Last week Karolina and I traveled 830 kilometers (515 miles) due west to the beautiful wine region of Germany called Rheinland Pfalz, also known as Rhineland-Palatinate in English. Rheinland Pfalz is one of 16 states of the Federal Republic of Germany and borders with France, Luxemburg, and Belgium. It is Germany’s leading wine producer and is also the state where BASF, the biggest chemical company in the world, holds its headquarters; but honestly BASF only reminds me of old audio tapes rather than anything chemical.

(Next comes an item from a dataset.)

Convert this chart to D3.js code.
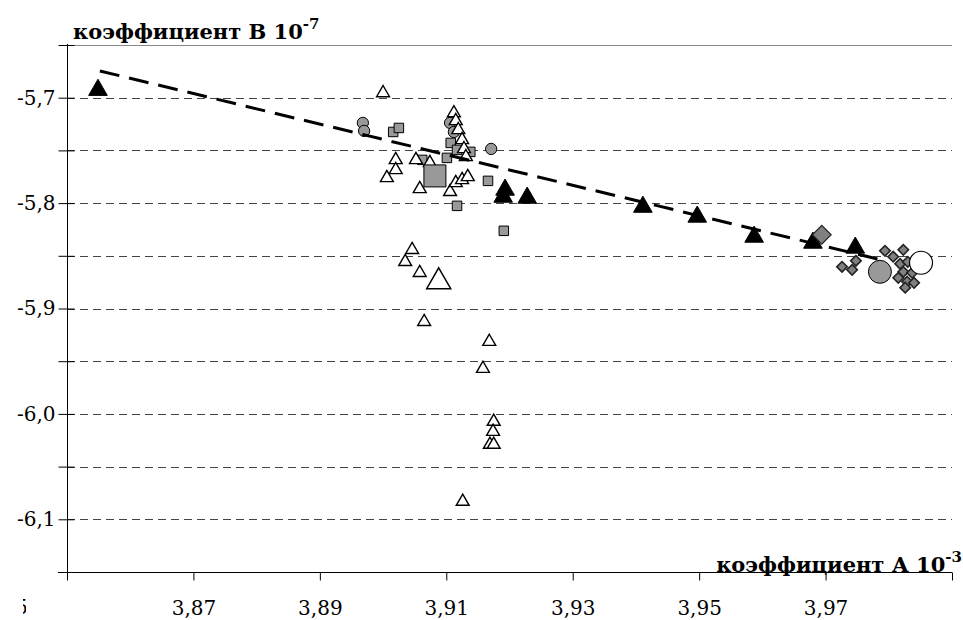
<!DOCTYPE html>
<html><head><meta charset="utf-8">
<script src="https://cdn.jsdelivr.net/npm/d3@7"></script>
<style>
body{margin:0;background:#fff}
svg{display:block}
</style>
</head><body>
<svg id="c" width="963" height="620"></svg>
<script>
// ---- axis ticks / labels ----
const xTickValues = [3.85, 3.87, 3.89, 3.91, 3.93, 3.95, 3.97, 3.99];
const xTickLabels = ["", "3,87", "3,89", "3,91", "3,93", "3,95", "3,97", ""];
const yTickValues = [-6.15, -6.1, -6.05, -6.0, -5.95, -5.9, -5.85, -5.8, -5.75, -5.7, -5.65];
const yTickLabels = ["", "-6,1", "", "-6,0", "", "-5,9", "", "-5,8", "", "-5,7", ""];
const yGridValues = [-6.1, -6.05, -6.0, -5.95, -5.9, -5.85, -5.8, -5.75, -5.7];
const yTitle = "коэффициент В 10";
const yTitleExp = "-7";
const xTitle = "коэффициент А 10";
const xTitleExp = "-3";

// ---- series ----
const blackTriangles = [
  [3.8549, -5.6927], [3.9193, -5.7874], [3.9190, -5.7941], [3.9228, -5.7950],
  [3.9411, -5.8036], [3.9497, -5.8130], [3.9587, -5.8320], [3.9680, -5.8377],
  [3.9747, -5.8424]
];
const whiteTriangles = [
  [3.9000, -5.6955], [3.9112, -5.7145], [3.9115, -5.7220], [3.9119, -5.7306],
  [3.9125, -5.7400], [3.9128, -5.7486], [3.9131, -5.7562], [3.9020, -5.7590],
  [3.9020, -5.7685], [3.9006, -5.7761], [3.9052, -5.7590], [3.9074, -5.7618],
  [3.9058, -5.7865], [3.9106, -5.7893], [3.9115, -5.7808], [3.9125, -5.7780],
  [3.9134, -5.7751], [3.9046, -5.8443], [3.9035, -5.8557], [3.9058, -5.8661],
  [3.9065, -5.9126], [3.9168, -5.9315], [3.9158, -5.9571], [3.9175, -6.0073],
  [3.9174, -6.0168], [3.9169, -6.0291], [3.9175, -6.0291], [3.9126, -6.0832]
];
const whiteTriangleMean = [[3.9088, -5.8746]];
const grayCircles = [
  [3.8968, -5.7239], [3.8970, -5.7315], [3.9106, -5.7239], [3.9112, -5.7325],
  [3.9171, -5.7486]
];
const grayCircleMean = [[3.9786, -5.8652]];
const whiteCircleMean = [[3.9851, -5.8566]];
const graySquares = [
  [3.9016, -5.7325], [3.9025, -5.7287], [3.9062, -5.7590], [3.9101, -5.7571],
  [3.9107, -5.7429], [3.9117, -5.7495], [3.9138, -5.7514], [3.9166, -5.7789],
  [3.9117, -5.8026], [3.9191, -5.8263]
];
const graySquareMean = [[3.9082, -5.7742]];
const grayDiamonds = [
  [3.9726, -5.8604], [3.9742, -5.8633], [3.9748, -5.8547], [3.9794, -5.8453],
  [3.9807, -5.8509], [3.9823, -5.8443], [3.9818, -5.8576], [3.9823, -5.8652],
  [3.9815, -5.8709], [3.9829, -5.8746], [3.9826, -5.8803], [3.9840, -5.8756],
  [3.9837, -5.8661], [3.9830, -5.8557]
];
const grayDiamondMean = [[3.9694, -5.8301]];
const trendLine = [[3.8552, -5.6746], [3.9794, -5.8547]];

// ---- drawing ----
const FONT = "'DejaVu Serif', 'Liberation Serif', serif";
const svg = d3.select("#c").style("font-family", FONT);
const x = d3.scaleLinear().domain([3.85, 3.99]).range([67, 952]);
const y = d3.scaleLinear().domain([-6.15, -5.65]).range([572, 45]);

// grid
svg.append("g").selectAll("line").data(yGridValues).join("line")
  .attr("x1", x(3.85)).attr("x2", x(3.99))
  .attr("y1", d => Math.round(y(d)) + 0.5).attr("y2", d => Math.round(y(d)) + 0.5)
  .attr("stroke", "#444").attr("stroke-width", 1).attr("stroke-dasharray", "8,5");
svg.append("line")
  .attr("x1", x(3.85)).attr("x2", x(3.99))
  .attr("y1", Math.round(y(-5.65)) + 0.5).attr("y2", Math.round(y(-5.65)) + 0.5)
  .attr("stroke", "#888").attr("stroke-width", 1);

// x axis
const gx = svg.append("g").attr("transform", `translate(0,${Math.round(y(-6.15)) + 0.5})`)
  .call(d3.axisBottom(x).tickValues(xTickValues).tickSize(8).tickPadding(20)
    .tickFormat((d, i) => xTickLabels[i]));
gx.attr("font-family", null);
gx.select(".domain").remove();
gx.selectAll("line").attr("stroke", "#000");
gx.selectAll("text").style("font-family", FONT).style("font-size", "20px");
gx.append("line").attr("x1", 58).attr("x2", x(3.99)).attr("stroke", "#000");

// partially visible first label (clipped as in the original)
const clip = svg.append("clipPath").attr("id", "cl");
clip.append("rect").attr("x", 23).attr("y", 590).attr("width", 3).attr("height", 30);
svg.append("text").attr("clip-path", "url(#cl)")
  .attr("x", 28).attr("y", 614).attr("text-anchor", "end")
  .style("font-family", FONT).style("font-size", "20px")
  .text("3,85");

// y axis
const gy = svg.append("g").attr("transform", `translate(${Math.round(x(3.85)) + 0.5},0)`)
  .call(d3.axisLeft(y).tickValues(yTickValues).tickSize(9).tickPadding(3)
    .tickFormat((d, i) => yTickLabels[i]));
gy.attr("font-family", null);
gy.select(".domain").remove();
gy.selectAll(".tick line").attr("x1", 7).attr("stroke", "#000");
gy.selectAll("text").style("font-family", FONT).style("font-size", "20px");
gy.append("line").attr("y1", 44).attr("y2", 580).attr("stroke", "#000");

// helper to draw symbol series
function series(data, type, size, fill, stroke, sw, rot) {
  svg.append("g").selectAll("path").data(data).join("path")
    .attr("d", d3.symbol().type(type).size(size)())
    .attr("transform", d => `translate(${x(d[0])},${y(d[1])})${rot ? " rotate(45)" : ""}`)
    .attr("fill", fill).attr("stroke", stroke).attr("stroke-width", sw);
}

series(graySquares, d3.symbolSquare, 90, "#999", "#000", 1);
series(grayCircles, d3.symbolCircle, 100, "#999", "#000", 1);
series(whiteTriangles, d3.symbolTriangle, 72, "#fff", "#000", 1.4);
series(graySquareMean, d3.symbolSquare, 484, "#999", "#000", 1);
series(whiteTriangleMean, d3.symbolTriangle, 250, "#fff", "#000", 1.5);
series(blackTriangles, d3.symbolTriangle, 150, "#000", "#000", 1);
series(grayDiamonds, d3.symbolSquare, 55, "#808080", "#222", 1.6, true);
series(grayDiamondMean, d3.symbolSquare, 175, "#808080", "#222", 1.2, true);
series(grayCircleMean, d3.symbolCircle, 415, "#999", "#000", 1);
series(whiteCircleMean, d3.symbolCircle, 415, "#fff", "#000", 1.2);

// trend line
svg.append("path").datum(trendLine)
  .attr("d", d3.line().x(d => x(d[0])).y(d => y(d[1])))
  .attr("fill", "none").attr("stroke", "#000").attr("stroke-width", 3)
  .attr("stroke-dasharray", "20,10");

// titles
const ty = svg.append("text").attr("x", 73).attr("y", 39)
  .style("font-family", FONT).style("font-size", "21px").style("font-weight", "bold");
ty.append("tspan").text(yTitle);
ty.append("tspan").attr("dy", -10).style("font-size", "15px").text(yTitleExp);

const tx = svg.append("text").attr("x", 962).attr("y", 572)
  .attr("text-anchor", "end")
  .style("font-family", FONT).style("font-size", "21px").style("font-weight", "bold");
tx.append("tspan").text(xTitle);
tx.append("tspan").attr("dy", -10).style("font-size", "15px").text(xTitleExp);
</script>
</body></html>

Karolina spent 11 years growing up in Rheinland Pfalz and our tip destination was her fathers home in Idar-Oberstein. The trip was really an homage back to Karolina’s youth and we planned to visit her old town and meet with some of her childhood friends. Idar-Oberstein is the capital of Germany’s gemstone industry with population of around 30,000. It’s located in the valley and I don’t think there’s a perfectly flat place anywhere in the city; everywhere we went we were always walking up or down the hill. On second thought, the one perfectly flat surface was the four lane road built literally above the river, a river that that still flows underneath dividing the city of Idar and Oberstein.
The city has a small board walk, where most shops cash in on the gemstone industry, a church built right into the side of a mountain, and ruins of two castles right above it. These are the extent of tourist attractions in Idar-Oberstein, well…omitting the fact that on good nights you can hear artillery fire from the training grounds of Baumholder U.S. military base, a military installation that was once the largest concentration of American combat soldiers outside of the United States!
After walking trough the short boardwalk we climbed hundreds of stairs to the Felsenkirche church. Legend has it that two noble brothers, Wyrich and Emich, both fell in love with a beautiful girl named Bertha. Neither one knew of the others feelings toward the girl, and while Wyrich was out of the city Emich managed to not only tell Bertha about his feelings but he also married her as well. That is where I have to call ‘bull shit’ on this story. He didn’t know his brother had the hots for the same girl? Didn’t they ever sit around the table just shooting the shit sayin’ “Have you seen the volkswagens on Bertha?” And if Emich didn’t know about it, then why did he wait till his brother was out of town to get married? I call bull shit. But anyway… when Wyrich got back and Emich told him of his marriage, Wyrich threw him out the window from their mountain top castle sending him to his death on the rocks below. Naturally, Wyrich immediately felt remorseful and after a counsel with a local monk he was told to build a church at the site of his brothers death. The legend goes on to say that no one knows what happened to the beautiful Bertha after her hubby took the plunge, I’m guessing Wyrich threw more than one person out the window that day, but that’s just me.
The church is very nice indeed, with a beautiful view of the city down below. From the church we visited the ruins of the castle where a sign reads “This is the site from which the brother was thrown”, and from there we walked to the castle where beautiful Bertha resided. All in all it was a nice tour of the city with Italian ice cream and gemstone souvenirs at the end.